--- Given material ---

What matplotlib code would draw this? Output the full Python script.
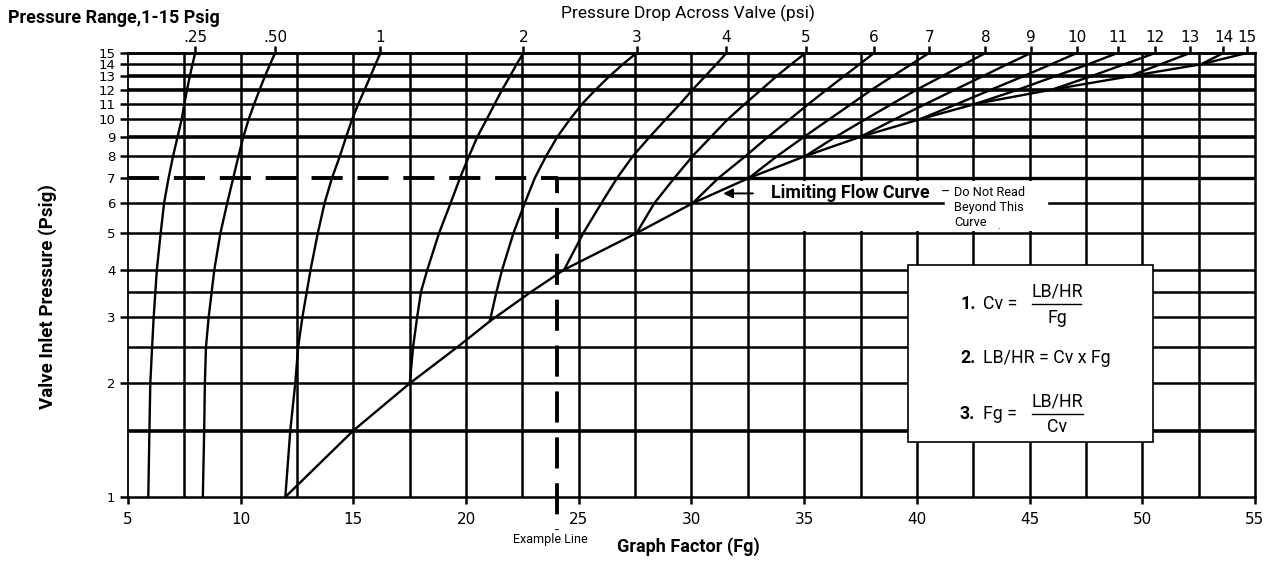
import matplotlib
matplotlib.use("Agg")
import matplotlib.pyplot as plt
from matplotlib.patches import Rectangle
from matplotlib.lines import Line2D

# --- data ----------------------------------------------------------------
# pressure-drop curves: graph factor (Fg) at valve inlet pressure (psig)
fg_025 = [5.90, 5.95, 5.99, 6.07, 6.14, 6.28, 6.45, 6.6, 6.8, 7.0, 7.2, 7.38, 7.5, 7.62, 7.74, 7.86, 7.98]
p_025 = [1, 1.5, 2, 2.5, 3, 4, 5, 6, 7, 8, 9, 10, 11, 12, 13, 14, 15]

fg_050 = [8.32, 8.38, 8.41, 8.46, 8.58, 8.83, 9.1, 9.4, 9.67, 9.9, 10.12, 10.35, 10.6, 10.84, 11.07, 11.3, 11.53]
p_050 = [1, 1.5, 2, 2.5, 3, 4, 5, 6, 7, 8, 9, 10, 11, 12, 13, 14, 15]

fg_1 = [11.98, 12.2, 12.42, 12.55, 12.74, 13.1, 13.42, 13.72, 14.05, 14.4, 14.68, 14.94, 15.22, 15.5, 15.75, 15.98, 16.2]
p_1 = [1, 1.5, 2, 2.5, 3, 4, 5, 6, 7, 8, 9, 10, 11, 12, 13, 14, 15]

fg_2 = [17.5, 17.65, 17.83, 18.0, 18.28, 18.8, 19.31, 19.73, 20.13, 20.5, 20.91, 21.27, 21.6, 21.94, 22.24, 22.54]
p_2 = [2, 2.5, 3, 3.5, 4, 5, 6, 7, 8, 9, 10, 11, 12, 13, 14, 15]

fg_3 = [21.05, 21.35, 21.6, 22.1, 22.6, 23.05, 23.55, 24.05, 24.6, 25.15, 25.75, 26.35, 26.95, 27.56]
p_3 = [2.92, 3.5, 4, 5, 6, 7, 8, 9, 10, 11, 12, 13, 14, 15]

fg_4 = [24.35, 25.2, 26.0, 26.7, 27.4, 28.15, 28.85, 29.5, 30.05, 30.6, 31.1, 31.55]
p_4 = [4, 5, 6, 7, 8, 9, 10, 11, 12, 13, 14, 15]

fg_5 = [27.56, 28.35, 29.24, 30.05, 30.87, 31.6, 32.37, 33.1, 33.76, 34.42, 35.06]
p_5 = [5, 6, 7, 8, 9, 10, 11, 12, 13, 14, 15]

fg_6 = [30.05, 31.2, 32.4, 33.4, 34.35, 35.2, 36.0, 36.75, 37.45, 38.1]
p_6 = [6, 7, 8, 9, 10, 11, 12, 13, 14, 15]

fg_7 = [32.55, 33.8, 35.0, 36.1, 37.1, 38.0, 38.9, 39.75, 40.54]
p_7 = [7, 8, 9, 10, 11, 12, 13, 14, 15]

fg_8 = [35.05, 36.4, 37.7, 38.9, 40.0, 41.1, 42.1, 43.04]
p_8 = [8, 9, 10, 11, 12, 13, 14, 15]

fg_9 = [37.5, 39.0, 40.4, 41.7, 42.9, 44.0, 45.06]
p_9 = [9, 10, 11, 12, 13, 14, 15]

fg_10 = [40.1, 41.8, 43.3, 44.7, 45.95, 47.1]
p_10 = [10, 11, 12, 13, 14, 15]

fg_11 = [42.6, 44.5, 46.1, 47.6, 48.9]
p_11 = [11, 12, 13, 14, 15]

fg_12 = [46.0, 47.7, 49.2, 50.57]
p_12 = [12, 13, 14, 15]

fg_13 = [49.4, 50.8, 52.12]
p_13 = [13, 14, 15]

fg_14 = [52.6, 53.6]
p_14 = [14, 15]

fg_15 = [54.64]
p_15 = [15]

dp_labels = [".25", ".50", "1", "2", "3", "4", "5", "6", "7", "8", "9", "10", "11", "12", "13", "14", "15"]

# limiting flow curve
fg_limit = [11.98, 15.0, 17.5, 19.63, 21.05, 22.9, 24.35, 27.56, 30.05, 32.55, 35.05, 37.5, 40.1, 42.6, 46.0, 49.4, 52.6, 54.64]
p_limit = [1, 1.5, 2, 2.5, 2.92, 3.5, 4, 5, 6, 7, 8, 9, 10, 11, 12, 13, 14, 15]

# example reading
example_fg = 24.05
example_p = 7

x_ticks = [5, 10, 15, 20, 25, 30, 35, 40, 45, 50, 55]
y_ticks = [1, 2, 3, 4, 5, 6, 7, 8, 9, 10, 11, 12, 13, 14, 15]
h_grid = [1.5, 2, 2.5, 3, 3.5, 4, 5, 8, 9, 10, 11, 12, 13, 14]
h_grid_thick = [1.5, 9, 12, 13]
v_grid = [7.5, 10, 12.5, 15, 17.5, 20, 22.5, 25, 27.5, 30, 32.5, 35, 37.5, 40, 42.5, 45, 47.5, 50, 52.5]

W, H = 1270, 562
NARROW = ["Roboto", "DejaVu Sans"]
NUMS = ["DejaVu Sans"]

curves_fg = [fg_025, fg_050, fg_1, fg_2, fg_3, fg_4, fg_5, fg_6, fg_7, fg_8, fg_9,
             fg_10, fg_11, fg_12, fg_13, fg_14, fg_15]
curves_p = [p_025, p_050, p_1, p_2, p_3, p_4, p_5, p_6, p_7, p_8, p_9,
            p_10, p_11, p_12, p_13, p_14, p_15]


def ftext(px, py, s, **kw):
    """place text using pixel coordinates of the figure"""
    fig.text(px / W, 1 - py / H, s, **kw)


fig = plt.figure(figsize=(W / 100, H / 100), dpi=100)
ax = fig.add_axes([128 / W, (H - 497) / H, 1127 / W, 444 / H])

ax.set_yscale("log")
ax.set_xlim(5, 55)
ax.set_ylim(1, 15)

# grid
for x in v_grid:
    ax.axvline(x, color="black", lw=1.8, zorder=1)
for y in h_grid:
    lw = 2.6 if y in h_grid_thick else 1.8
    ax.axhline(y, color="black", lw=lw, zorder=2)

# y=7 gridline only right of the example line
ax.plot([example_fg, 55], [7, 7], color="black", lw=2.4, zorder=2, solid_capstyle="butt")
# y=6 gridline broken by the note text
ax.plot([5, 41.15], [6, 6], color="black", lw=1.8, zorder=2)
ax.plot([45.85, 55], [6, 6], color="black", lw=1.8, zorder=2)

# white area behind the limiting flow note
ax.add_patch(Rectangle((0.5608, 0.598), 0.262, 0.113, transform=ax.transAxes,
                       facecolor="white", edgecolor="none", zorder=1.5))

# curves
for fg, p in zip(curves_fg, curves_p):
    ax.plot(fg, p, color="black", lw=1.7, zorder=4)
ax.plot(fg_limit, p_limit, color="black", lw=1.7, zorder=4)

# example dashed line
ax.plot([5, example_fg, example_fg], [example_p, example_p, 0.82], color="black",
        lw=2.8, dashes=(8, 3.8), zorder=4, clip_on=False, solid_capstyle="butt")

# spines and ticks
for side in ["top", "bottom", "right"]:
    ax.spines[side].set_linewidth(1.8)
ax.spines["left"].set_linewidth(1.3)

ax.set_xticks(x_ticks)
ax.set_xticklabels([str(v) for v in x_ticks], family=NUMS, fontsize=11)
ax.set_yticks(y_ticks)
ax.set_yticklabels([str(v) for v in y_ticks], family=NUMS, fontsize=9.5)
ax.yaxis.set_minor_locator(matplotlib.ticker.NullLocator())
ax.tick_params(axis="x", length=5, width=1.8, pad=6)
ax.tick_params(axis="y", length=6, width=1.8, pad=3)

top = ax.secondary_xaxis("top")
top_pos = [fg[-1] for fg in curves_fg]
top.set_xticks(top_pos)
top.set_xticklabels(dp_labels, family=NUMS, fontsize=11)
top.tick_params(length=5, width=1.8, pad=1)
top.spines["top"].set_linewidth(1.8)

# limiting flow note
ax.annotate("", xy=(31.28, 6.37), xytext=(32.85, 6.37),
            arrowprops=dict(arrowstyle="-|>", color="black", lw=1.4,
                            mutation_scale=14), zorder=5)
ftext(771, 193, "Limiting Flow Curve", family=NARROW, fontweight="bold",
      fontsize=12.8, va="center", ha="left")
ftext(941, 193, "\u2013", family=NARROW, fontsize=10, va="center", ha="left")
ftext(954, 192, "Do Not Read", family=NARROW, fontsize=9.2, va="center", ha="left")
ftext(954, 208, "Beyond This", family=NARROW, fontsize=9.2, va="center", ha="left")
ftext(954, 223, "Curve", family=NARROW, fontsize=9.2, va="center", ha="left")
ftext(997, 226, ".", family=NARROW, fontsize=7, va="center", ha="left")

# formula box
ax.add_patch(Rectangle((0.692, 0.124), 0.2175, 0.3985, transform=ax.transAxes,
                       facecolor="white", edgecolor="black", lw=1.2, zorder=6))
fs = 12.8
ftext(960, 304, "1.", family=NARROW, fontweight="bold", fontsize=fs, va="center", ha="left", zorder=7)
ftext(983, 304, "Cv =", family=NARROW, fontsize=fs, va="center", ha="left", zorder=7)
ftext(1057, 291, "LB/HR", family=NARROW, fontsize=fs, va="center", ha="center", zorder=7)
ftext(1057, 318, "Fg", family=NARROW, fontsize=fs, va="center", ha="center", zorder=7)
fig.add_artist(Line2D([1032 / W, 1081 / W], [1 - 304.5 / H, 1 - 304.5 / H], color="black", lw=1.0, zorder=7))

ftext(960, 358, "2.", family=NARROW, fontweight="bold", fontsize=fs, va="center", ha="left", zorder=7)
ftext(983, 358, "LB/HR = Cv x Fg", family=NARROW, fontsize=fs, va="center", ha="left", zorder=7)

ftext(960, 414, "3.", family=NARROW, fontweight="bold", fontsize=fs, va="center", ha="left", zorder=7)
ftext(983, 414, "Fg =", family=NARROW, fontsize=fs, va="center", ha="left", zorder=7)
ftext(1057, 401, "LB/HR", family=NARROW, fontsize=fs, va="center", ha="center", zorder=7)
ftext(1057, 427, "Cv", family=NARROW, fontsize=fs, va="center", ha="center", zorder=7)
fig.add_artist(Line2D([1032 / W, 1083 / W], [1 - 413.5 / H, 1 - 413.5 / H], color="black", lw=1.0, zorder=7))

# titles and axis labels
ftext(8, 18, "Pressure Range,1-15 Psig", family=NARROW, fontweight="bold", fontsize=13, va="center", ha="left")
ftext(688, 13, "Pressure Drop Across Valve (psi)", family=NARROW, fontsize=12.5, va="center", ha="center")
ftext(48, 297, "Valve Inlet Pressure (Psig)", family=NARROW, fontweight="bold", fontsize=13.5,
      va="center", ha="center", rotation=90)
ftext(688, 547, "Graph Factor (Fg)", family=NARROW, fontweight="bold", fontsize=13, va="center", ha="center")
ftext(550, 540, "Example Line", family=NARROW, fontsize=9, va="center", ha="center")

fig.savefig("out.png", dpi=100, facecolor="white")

--- Requirement ---
Sift the material for lines with the string "matplotlib". Copy each one found.

--- Finished task ---
What matplotlib code would draw this? Output the full Python script.
import matplotlib
matplotlib.use("Agg")
import matplotlib.pyplot as plt
from matplotlib.patches import Rectangle
from matplotlib.lines import Line2D
ax.yaxis.set_minor_locator(matplotlib.ticker.NullLocator())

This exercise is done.